- [DATA FOR THIS EXERCISE]:
——

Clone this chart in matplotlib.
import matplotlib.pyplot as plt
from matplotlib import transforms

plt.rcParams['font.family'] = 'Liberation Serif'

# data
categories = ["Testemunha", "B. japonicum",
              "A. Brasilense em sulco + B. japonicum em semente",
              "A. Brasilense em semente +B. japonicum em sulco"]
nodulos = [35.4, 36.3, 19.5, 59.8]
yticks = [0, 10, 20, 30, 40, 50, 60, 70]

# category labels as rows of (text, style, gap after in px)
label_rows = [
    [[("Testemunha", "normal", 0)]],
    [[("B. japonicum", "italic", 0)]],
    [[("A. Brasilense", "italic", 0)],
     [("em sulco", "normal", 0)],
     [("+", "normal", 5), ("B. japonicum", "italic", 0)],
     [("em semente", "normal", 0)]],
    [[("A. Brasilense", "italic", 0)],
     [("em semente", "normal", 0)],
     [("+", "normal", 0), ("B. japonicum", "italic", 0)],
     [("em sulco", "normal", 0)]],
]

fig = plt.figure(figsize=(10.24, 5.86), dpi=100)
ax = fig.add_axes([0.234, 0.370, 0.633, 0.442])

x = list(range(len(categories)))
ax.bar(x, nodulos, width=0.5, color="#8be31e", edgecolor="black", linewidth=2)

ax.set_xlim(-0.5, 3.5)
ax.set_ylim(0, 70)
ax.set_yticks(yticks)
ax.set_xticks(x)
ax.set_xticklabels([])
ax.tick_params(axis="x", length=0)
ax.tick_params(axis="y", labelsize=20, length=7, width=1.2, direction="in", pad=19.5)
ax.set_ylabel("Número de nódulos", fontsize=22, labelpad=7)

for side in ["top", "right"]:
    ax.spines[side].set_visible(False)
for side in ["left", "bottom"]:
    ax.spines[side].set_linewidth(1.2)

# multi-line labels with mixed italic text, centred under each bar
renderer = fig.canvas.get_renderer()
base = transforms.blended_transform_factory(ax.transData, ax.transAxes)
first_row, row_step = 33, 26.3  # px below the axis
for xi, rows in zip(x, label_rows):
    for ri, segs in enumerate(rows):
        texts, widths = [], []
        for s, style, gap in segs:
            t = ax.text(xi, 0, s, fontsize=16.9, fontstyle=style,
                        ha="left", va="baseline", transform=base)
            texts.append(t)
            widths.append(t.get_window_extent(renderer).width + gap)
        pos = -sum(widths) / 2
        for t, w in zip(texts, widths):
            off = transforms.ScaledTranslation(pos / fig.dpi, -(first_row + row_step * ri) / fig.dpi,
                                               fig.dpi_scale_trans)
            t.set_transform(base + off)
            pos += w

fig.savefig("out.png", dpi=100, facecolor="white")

——

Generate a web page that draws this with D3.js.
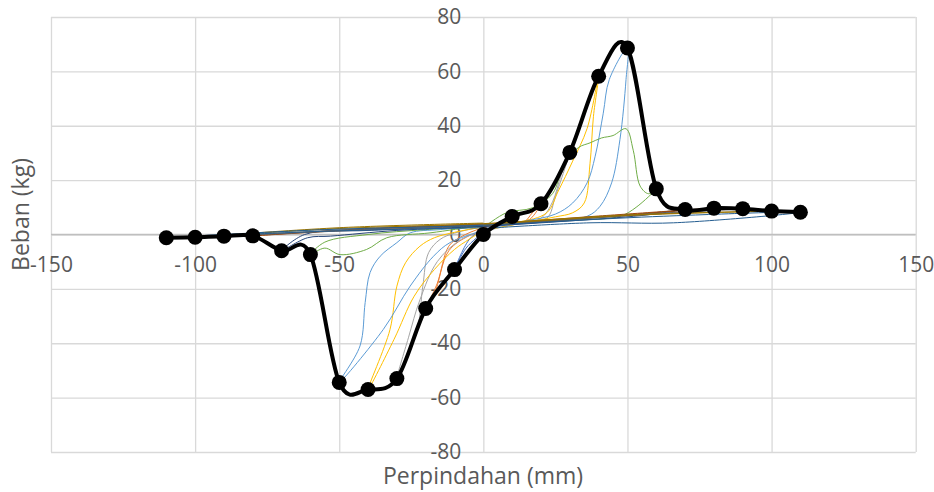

——

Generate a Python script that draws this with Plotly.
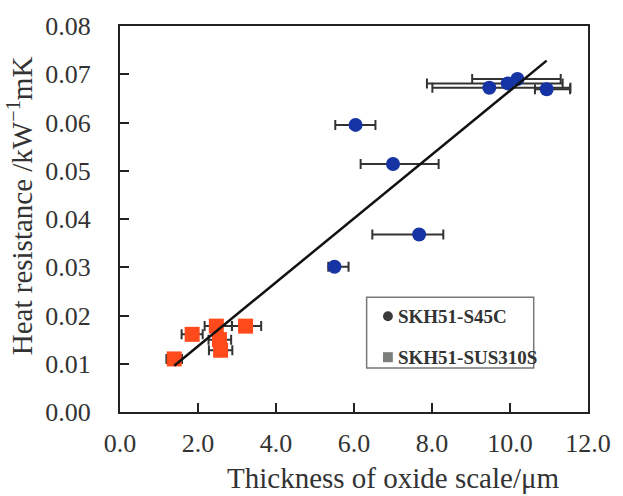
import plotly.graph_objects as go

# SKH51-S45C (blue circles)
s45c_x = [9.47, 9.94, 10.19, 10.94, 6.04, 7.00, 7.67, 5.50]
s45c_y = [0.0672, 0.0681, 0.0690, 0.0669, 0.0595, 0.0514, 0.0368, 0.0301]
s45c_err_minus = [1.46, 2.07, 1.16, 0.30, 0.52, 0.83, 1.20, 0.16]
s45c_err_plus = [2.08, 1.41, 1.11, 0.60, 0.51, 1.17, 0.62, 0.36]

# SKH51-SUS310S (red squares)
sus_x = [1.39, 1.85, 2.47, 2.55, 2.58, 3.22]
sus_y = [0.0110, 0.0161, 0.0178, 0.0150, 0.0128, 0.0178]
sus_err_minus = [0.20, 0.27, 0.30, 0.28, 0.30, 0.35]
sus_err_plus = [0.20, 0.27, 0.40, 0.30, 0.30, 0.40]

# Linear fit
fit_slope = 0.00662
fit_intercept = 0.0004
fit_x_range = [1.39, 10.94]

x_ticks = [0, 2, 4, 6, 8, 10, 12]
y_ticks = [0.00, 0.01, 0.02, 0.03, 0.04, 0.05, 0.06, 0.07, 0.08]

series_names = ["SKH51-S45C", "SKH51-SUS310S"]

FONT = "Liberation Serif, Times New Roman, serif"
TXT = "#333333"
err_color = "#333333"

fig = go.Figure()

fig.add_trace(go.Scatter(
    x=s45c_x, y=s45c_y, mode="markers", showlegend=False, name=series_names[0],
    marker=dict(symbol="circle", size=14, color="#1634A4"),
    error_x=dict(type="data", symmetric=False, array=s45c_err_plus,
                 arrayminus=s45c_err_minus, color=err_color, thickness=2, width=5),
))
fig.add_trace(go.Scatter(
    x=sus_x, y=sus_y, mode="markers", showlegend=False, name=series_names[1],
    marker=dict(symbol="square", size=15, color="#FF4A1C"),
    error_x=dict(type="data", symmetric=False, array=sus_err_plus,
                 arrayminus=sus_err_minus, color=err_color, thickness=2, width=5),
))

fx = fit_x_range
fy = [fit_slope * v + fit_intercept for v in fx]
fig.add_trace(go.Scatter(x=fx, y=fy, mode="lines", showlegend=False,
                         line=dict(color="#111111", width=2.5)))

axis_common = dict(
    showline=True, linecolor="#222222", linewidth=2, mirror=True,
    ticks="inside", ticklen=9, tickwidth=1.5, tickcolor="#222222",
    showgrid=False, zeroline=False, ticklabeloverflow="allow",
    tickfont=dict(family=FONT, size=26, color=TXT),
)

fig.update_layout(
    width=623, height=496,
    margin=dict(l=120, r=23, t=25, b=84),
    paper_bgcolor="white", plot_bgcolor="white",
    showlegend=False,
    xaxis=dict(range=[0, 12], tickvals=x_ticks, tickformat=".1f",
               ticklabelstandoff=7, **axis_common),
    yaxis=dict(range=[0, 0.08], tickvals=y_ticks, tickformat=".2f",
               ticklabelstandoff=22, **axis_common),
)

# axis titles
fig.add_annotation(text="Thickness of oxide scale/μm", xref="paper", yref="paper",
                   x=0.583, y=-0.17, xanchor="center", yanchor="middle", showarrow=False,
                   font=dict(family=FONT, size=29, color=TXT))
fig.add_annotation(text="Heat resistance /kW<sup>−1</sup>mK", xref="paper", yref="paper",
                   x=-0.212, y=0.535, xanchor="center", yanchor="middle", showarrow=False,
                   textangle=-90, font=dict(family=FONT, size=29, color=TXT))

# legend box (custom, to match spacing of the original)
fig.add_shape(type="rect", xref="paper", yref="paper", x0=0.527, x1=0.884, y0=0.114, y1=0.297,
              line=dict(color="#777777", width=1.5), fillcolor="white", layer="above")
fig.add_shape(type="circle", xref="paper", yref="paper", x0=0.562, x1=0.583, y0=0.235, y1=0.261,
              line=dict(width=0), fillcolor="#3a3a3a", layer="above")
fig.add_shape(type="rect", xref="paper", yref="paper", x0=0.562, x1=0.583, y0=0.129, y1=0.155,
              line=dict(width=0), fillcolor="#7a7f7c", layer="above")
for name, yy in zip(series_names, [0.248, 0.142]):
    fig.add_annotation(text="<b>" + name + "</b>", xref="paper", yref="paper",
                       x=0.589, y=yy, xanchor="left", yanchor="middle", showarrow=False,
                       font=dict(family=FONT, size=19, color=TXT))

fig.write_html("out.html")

——

- [STATED TASK]:
Extract exactly and only these lines: the line containing "Clone this chart in matplotlib.", the line containing "plt.rcParams['font.family'] = 'Liberation", and every line between them.

- [PROBLEM SOLUTION]:
Clone this chart in matplotlib.
import matplotlib.pyplot as plt
from matplotlib import transforms

plt.rcParams['font.family'] = 'Liberation Serif'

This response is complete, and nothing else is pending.